4) 50 Cent/Bubba Sparxxx

Eminem can rap all he wants about "dead presidents," but 50 Cent shocked the world with the first-week sales of Get Rich or Die Tryin’ (Shady/Aftermath) and his vivid tales of the gangsta life delivered in a cold-steel slurred voice that made you believe every word. And if being a felon of sorts is okay, then what’s wrong with a rapper who ain’t ashamed to cop to his rural redneck roots? That’s Bubba Sparxxx in a nutshell — if there were only a way to fit all 200-plus pounds of him into a nutshell. His Deliverance (Beat-Club) is as much Timbaland’s triumph as it is Sparxxx’ — but I wouldn’t want to have to be the one to tell Bubba that.

5) Lucinda Williams/Paul Westerberg

They couldn’t have planned it, but how fitting that the same year Lucinda Williams penned one of her most moving songs about her passion for rock and roll, "Real Live Bleeding Fingers and Broken Guitar Strings," the subject of that song, a former Replacement named Paul Westerberg, rediscovered the muse that inspired Replacement greats like Let It Be (Twin-Tone). Even odder, all those great pre-major-label Replacements albums got reissued. That’s almost too much Westerberg for one year, but it made up for a lot of lost time. Williams too is making up for all that lost time between albums in the ’90s, when her perfectionism kept the soulfulness that comes so naturally to her at bay, by following up 2001’s Essence with World Without Tears (both Lost Highway). It would take an equally great album to make up for Westerberg’s sketchy track record over the past decade. But he did it with Come Feel Me Tremble (Vagrant), which seems to have benefitted from the limbering up he’s done using the alter ego Grandpaboy.

6) The Rapture/Peaches

Electroclash? Guitartronica? There have been a few courageous attempts to throw a label on what the Rapture do with their synths on their major-label debut, the Cure-inspired Echoes (Universal), and Peaches does with nasty beats and dirty rhymes on her Fatherfucker (Kitty-yo), but it sure sounds like new wave synth-pop to me. And there’s a burgeoning underground of reasonably like-minded artists to suggest that a new wave of new wave is on its way. Peaches even brings the best out of Iggy Pop on "Kick It," a tune that proves she can do more than talk dirty, though she does that awfully well.

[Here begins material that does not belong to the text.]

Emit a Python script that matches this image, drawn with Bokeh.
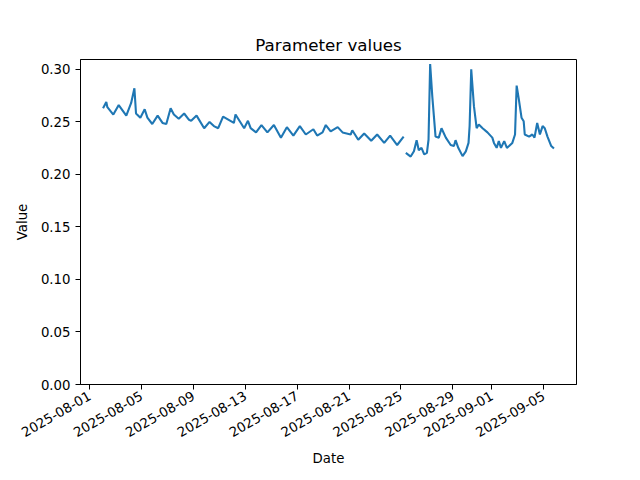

7) Liz Phair/Avril Lavigne

One has to wonder whether Phair’s homonymous Capitol comeback would have sounded half as polished and required the services of the song doctors of the year, the Matrix, if Avril Lavigne had never existed. Then again, Lavigne herself went through a radical makeover between the release of her chart-topping debut, Let Go (Arista), and the tour she embarked on to support it — from teeny-bopper with guts to all-out pop-punker backed by a band who sounded like Green Day. In any case, Phair returned fire with a polished, punkishly pop, new-wavy-sounding collection of songs that once again proved she can talk dirty without being trashy. The kids all went for Avril, which is fine — if I had a daughter, I could think of much worse role models (Britney, Christina, etc.). And us older folks got our dose of rebellion from the Liz, who’s still the Phairest of them all.

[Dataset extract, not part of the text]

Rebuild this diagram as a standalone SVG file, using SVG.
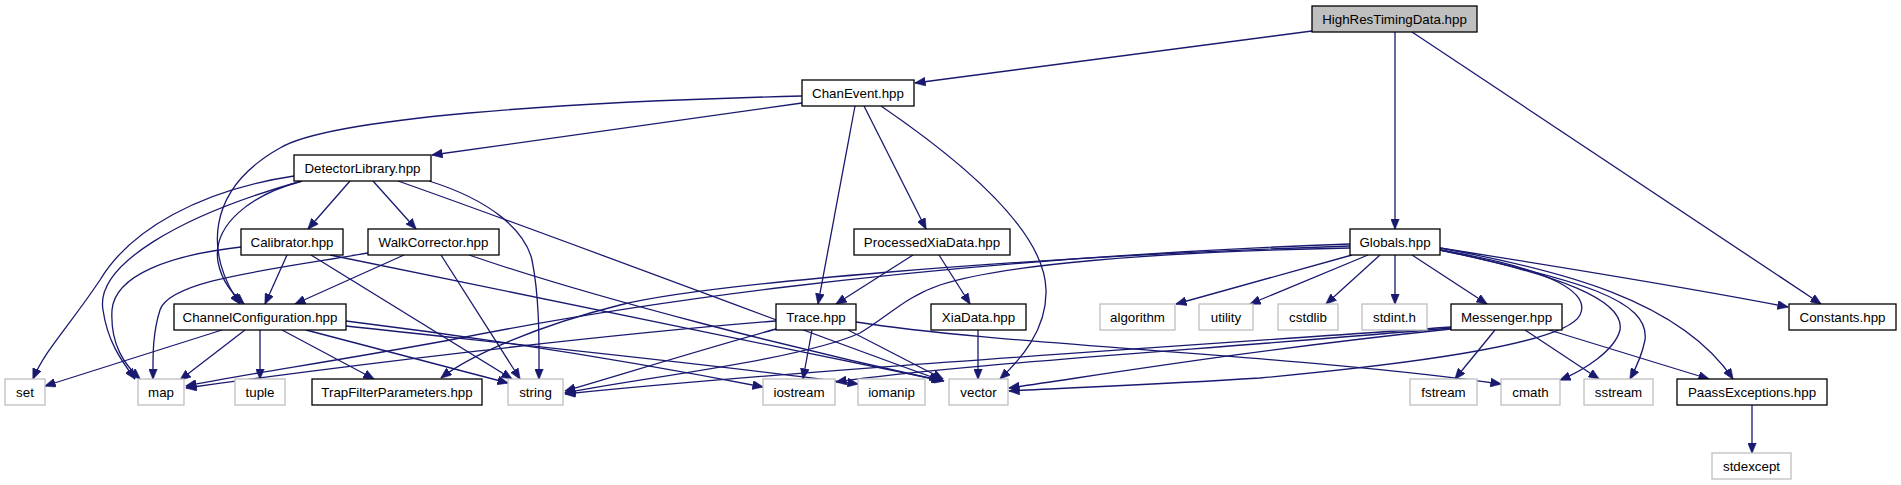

8) Led Zeppelin/Rolling Stones

Two of rock’s super-heavyweights flexed their muscles in 2003 and broke new ground in the process. Yes, Zep’s three-CD live album, How the West Was Won (Atlantic), was a nice treat. But the real bonanza came in the form of the two-disc DVD set Led Zeppelin (also on Atlantic), which brings together priceless archival footage of the band at the height of their powers both on stage and off. The Stones hit back with a greatest-hits comp, Forty Licks (Virgin) — but again, the real treat was the four-disc DVD box set Four Flicks (Best Buy), which features a full-length documentary packaged with three full concerts from their recent US tour. The future of audio is video, and these are two very good reasons why.

9) The Raveonettes/Black Rebel Motorcycle Club

On their homonymous debut, the SF trio Black Rebel Motorcycle Club asked, "Whatever Happened to My Rock ’n’ Roll?", and they answered with a wall of Jesus and Mary Chain white-noise guitars. A better question might have been, what was Virgin doing signing an untested band who looked and sounded like a British band who never broke through in the US, or why did the label stick with them for a second album, this year’s Take Them On, On Your Own? But it worked. Add to that a Danish duo with a hip name, Raveonettes, and a Sony full-length, Chain Gang of Love, that brings to mind the J&M Chain’s collaboration with Mazzy Star’s Hope Sandoval and B.R.M.C. can stop wondering what ever happened to the stylized brand of fuzz-guitar garage rock they love so much.

10) Rancid/AFI

Joe Strummer may be gone, but his spirit lives on in Rancid and AFI — punk-rockers who make music that matters. If the punk renaissance had been left in the hands of Offspring and Green Day, it would be played out by now. But Rancid have kept the fires burning by stoking their passion for punk, though they loosened up a bit on Indestructible (Epitaph) and sounded as if they were having a bit more fun than on 2000’s furious Rancid. And though their concerns on their major-label debut, Sing the Sorrow (DreamWorks), are more personal than political, AFI rise to the challenge of staying true to their inner punk.